-- Begin MATERIAL SUPPLIED --
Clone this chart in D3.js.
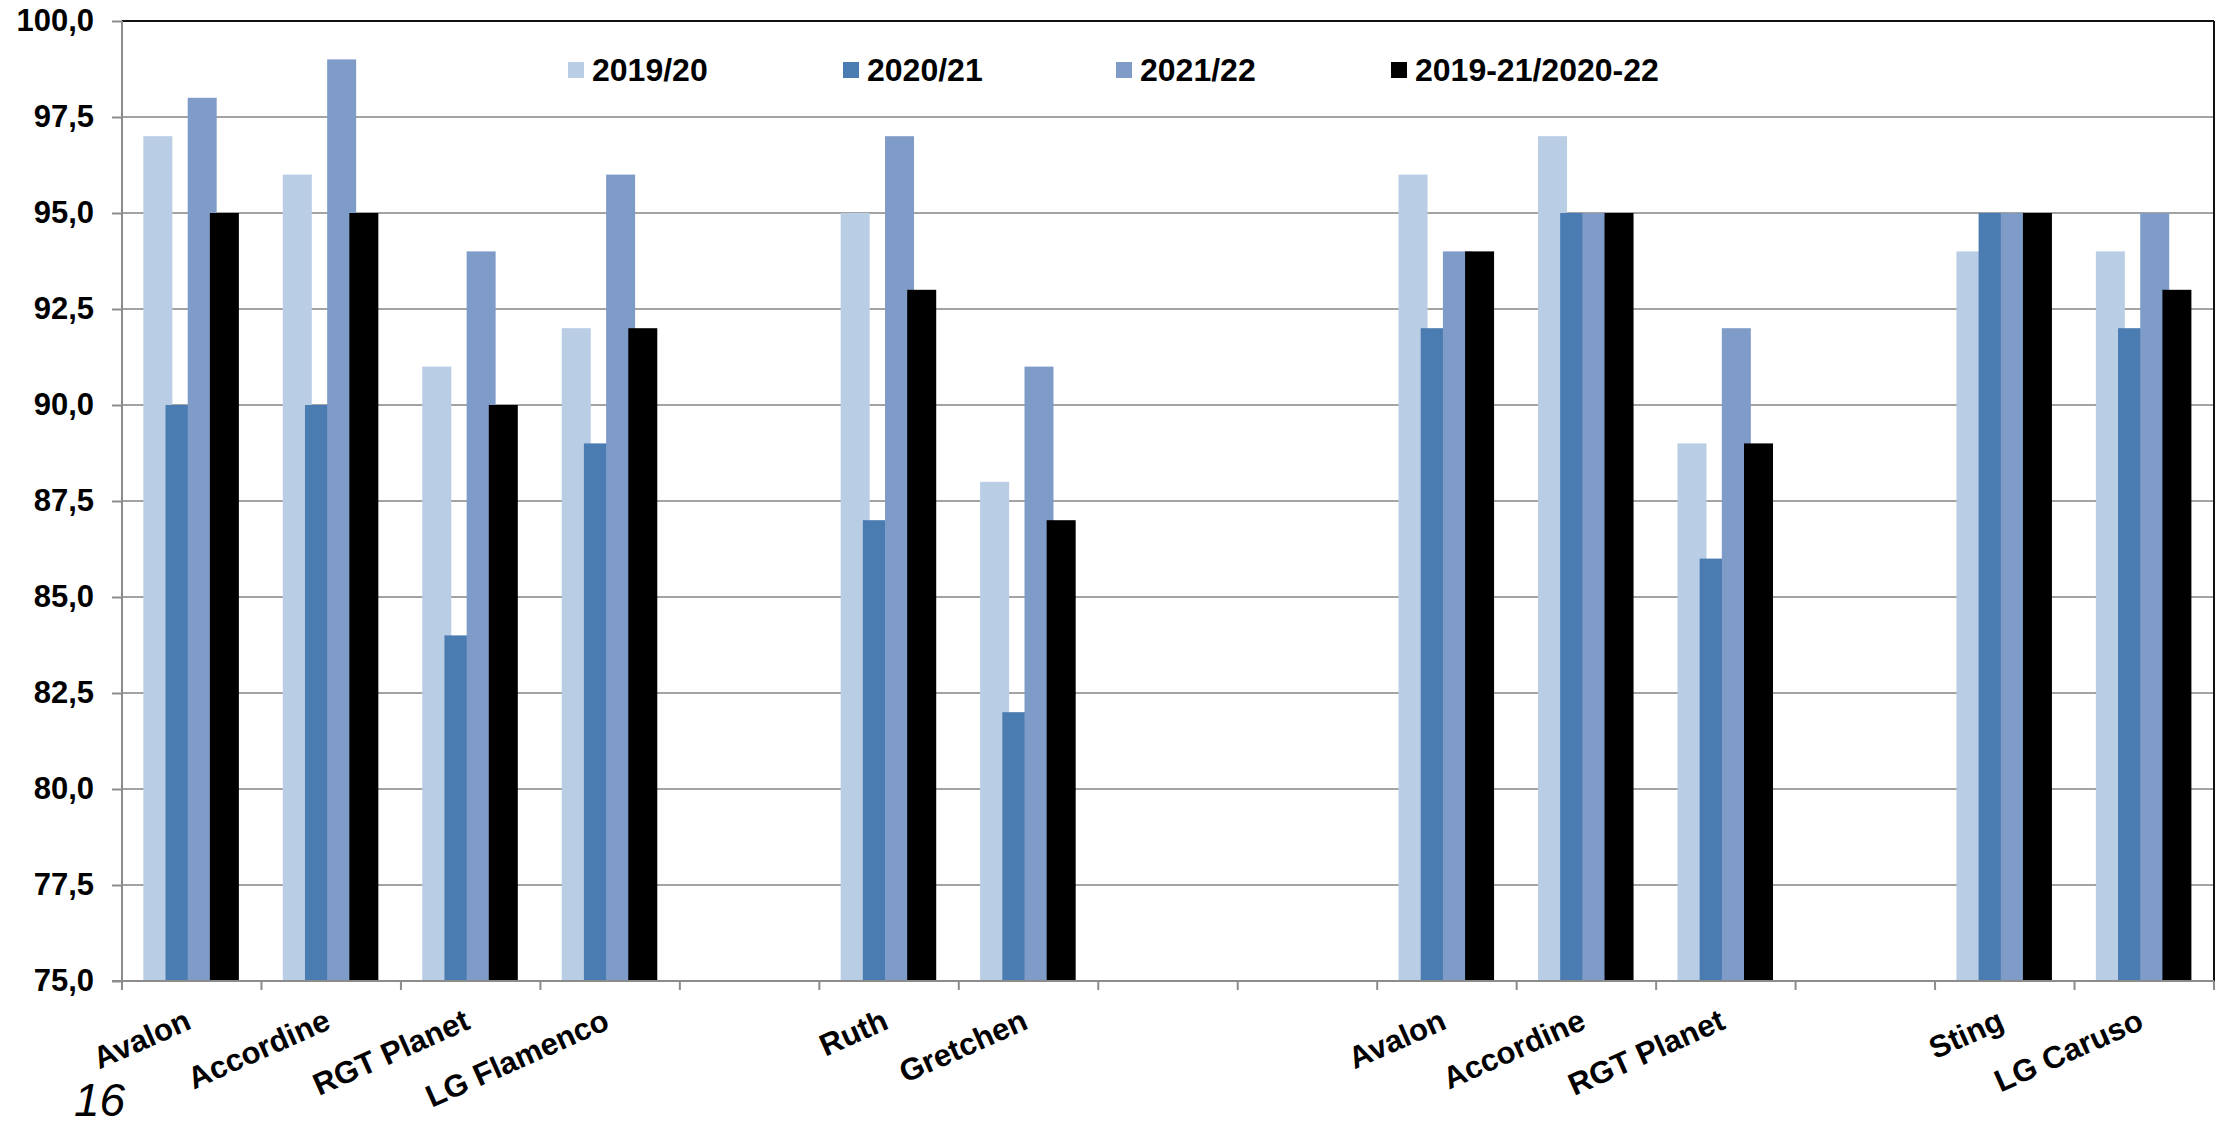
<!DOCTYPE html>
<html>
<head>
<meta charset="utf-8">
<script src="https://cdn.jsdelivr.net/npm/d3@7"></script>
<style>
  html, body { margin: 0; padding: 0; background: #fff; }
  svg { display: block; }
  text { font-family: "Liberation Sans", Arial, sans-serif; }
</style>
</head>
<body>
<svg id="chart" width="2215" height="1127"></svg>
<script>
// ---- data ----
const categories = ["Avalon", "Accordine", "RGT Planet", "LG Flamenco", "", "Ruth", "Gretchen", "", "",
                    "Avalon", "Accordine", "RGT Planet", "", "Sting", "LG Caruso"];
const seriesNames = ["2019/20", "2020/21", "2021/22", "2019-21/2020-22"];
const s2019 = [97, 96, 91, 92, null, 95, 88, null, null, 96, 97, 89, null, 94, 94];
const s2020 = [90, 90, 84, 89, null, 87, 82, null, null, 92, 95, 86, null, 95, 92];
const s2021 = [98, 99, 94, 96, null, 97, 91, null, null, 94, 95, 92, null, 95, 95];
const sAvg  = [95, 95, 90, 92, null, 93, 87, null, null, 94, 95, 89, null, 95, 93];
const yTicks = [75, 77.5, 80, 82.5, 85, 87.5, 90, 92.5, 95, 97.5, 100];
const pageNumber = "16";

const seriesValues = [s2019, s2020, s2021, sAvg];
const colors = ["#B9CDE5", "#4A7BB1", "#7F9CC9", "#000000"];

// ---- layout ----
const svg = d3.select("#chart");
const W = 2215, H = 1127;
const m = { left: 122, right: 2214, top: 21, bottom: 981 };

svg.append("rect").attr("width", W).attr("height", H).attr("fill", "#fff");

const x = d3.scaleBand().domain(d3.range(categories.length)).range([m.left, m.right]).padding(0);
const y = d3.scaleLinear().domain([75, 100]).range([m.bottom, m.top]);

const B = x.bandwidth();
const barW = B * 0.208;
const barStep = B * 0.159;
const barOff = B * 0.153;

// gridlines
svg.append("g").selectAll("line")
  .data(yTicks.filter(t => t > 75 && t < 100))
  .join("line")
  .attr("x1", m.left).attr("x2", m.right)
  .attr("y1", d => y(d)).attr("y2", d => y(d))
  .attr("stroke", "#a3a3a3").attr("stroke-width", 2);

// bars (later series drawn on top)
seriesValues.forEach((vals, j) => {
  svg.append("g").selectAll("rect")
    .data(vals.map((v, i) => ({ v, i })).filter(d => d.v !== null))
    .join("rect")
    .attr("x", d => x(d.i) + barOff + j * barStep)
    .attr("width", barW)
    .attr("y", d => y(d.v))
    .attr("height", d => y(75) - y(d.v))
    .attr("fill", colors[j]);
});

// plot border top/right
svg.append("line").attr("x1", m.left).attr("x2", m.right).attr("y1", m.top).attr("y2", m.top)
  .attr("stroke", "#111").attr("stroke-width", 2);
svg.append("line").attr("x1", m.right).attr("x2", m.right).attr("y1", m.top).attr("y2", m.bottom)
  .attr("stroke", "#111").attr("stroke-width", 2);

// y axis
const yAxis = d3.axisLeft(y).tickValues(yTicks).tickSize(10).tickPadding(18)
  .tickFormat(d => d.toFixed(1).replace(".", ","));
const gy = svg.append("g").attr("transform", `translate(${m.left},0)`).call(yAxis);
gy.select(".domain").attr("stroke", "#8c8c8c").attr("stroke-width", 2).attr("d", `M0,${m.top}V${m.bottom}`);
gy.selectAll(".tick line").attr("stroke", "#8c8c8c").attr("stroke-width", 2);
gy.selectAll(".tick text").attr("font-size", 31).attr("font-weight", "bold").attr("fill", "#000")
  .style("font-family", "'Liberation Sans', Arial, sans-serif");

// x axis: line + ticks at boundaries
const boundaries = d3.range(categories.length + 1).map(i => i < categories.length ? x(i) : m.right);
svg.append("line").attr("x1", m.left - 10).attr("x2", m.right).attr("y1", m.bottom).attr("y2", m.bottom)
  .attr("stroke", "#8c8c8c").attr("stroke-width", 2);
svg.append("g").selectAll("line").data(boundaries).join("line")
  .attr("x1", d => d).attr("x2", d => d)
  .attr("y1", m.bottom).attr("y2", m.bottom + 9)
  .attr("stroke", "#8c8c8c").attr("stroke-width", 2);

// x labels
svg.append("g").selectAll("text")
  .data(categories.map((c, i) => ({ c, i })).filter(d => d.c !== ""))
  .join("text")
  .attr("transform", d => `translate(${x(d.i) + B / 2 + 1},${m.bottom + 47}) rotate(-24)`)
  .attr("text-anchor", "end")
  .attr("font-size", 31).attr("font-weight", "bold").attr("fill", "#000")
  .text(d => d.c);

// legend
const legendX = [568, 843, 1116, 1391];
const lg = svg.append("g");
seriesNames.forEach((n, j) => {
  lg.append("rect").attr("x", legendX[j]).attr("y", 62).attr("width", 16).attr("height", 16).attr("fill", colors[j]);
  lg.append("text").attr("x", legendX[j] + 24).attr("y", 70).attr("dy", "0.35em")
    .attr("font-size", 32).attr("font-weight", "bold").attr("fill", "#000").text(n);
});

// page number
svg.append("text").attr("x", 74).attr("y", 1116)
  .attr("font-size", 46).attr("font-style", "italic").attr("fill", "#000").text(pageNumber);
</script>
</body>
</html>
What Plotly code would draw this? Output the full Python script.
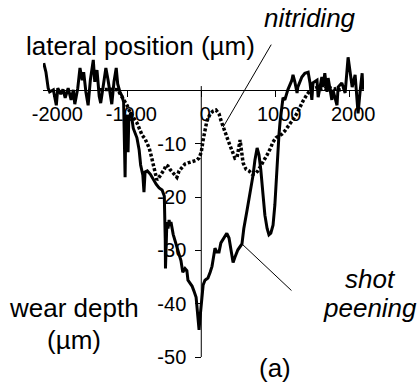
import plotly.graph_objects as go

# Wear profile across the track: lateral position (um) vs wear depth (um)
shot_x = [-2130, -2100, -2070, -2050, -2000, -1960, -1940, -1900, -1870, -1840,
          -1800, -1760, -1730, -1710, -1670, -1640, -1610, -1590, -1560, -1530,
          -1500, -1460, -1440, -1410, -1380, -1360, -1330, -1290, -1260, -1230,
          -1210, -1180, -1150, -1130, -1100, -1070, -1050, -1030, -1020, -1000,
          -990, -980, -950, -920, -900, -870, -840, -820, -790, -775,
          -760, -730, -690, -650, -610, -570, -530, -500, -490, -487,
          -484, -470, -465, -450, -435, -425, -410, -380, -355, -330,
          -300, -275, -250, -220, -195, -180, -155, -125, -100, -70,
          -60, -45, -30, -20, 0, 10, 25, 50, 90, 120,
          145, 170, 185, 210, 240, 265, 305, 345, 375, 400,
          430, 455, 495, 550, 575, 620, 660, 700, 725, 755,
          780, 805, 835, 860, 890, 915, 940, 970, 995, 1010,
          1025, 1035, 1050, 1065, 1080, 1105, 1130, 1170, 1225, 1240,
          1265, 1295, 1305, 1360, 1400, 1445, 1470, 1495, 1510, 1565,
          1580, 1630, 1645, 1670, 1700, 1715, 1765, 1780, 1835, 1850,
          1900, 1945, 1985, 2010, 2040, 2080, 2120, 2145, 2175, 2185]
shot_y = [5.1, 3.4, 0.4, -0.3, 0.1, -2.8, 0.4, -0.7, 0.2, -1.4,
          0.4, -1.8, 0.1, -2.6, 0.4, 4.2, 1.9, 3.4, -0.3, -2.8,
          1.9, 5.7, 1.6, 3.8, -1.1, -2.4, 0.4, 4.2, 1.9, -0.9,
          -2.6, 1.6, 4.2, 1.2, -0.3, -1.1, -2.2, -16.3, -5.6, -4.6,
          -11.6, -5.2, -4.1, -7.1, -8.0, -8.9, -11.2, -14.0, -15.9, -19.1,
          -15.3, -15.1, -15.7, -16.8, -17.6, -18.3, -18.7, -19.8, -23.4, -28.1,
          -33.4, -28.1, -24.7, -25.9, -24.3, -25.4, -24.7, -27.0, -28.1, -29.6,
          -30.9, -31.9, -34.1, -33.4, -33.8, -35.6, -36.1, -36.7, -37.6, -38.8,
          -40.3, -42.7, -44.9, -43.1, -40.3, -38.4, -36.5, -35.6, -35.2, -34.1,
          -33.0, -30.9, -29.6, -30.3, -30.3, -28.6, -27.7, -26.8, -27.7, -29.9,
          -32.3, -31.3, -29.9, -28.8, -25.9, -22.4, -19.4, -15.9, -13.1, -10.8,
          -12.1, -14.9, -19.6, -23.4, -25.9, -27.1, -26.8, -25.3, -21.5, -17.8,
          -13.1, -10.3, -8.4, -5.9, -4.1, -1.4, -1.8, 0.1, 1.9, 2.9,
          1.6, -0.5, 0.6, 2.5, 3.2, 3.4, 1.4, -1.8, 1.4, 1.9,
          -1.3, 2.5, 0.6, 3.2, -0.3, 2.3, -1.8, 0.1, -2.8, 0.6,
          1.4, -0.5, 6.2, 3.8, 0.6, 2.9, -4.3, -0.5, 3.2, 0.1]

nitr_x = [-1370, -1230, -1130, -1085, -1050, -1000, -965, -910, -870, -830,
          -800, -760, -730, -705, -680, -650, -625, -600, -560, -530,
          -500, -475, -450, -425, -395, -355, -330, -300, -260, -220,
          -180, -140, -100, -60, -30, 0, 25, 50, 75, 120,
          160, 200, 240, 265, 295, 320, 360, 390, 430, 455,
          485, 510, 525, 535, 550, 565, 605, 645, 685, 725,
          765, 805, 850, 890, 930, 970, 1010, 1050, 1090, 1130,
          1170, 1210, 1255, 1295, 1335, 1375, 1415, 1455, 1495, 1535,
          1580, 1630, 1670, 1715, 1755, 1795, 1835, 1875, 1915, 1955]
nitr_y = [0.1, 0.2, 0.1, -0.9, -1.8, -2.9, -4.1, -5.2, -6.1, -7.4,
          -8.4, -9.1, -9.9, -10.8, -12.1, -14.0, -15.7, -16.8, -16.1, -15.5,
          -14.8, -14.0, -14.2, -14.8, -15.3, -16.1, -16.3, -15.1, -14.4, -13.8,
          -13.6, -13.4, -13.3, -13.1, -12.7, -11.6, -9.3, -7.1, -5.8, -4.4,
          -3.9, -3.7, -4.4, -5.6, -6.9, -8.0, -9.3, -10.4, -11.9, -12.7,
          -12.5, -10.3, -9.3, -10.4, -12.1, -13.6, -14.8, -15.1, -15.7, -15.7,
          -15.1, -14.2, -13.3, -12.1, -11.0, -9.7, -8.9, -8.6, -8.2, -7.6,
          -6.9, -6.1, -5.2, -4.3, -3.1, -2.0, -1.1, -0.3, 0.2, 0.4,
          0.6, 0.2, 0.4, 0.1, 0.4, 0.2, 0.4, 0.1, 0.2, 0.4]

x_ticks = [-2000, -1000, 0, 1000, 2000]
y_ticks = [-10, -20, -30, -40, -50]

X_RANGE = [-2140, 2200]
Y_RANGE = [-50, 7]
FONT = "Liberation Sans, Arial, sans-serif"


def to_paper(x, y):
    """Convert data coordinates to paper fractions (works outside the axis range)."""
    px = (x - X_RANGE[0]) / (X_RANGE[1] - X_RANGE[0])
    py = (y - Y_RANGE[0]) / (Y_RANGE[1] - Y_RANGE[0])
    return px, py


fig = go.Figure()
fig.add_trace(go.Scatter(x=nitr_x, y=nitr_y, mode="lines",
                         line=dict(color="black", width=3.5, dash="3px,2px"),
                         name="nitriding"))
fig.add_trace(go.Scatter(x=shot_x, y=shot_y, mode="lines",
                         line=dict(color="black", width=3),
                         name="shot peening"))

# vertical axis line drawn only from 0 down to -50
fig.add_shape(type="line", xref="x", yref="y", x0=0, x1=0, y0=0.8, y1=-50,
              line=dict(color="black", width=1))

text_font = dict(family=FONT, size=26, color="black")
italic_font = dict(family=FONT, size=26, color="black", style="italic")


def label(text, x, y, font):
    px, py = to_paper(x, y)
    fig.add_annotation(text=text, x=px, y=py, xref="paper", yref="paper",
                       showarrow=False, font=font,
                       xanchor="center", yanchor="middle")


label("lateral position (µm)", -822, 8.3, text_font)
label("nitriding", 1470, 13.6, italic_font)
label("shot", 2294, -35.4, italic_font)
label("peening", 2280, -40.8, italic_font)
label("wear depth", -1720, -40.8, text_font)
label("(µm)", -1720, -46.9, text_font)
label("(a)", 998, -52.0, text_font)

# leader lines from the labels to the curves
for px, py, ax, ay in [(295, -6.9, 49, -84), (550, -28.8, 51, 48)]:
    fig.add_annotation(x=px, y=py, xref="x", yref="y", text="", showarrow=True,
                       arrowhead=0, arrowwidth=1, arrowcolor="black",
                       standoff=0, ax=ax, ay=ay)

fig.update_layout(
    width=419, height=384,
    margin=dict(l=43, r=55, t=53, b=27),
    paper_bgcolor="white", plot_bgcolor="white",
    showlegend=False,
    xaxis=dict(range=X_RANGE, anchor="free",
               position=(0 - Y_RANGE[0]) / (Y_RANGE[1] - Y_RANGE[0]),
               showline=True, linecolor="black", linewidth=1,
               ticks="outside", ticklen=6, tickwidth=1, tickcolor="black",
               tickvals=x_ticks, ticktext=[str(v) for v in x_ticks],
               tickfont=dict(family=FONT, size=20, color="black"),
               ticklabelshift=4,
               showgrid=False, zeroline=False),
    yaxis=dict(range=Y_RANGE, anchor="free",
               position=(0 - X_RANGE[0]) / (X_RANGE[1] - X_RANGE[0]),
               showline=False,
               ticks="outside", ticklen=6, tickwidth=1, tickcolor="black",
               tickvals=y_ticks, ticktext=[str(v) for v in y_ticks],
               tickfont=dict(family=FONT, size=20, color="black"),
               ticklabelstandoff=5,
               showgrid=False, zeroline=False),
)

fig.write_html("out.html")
-- End MATERIAL SUPPLIED --
*WRITTEN REQUEST*.
Both the line containing "What Plotly code" and the line containing "import plotly.graph_objects as go" belong in the copy, along with every line between them. Reproduce that stretch exactly, without the pictures.

*ANSWER TO THE TASK*.
What Plotly code would draw this? Output the full Python script.
import plotly.graph_objects as go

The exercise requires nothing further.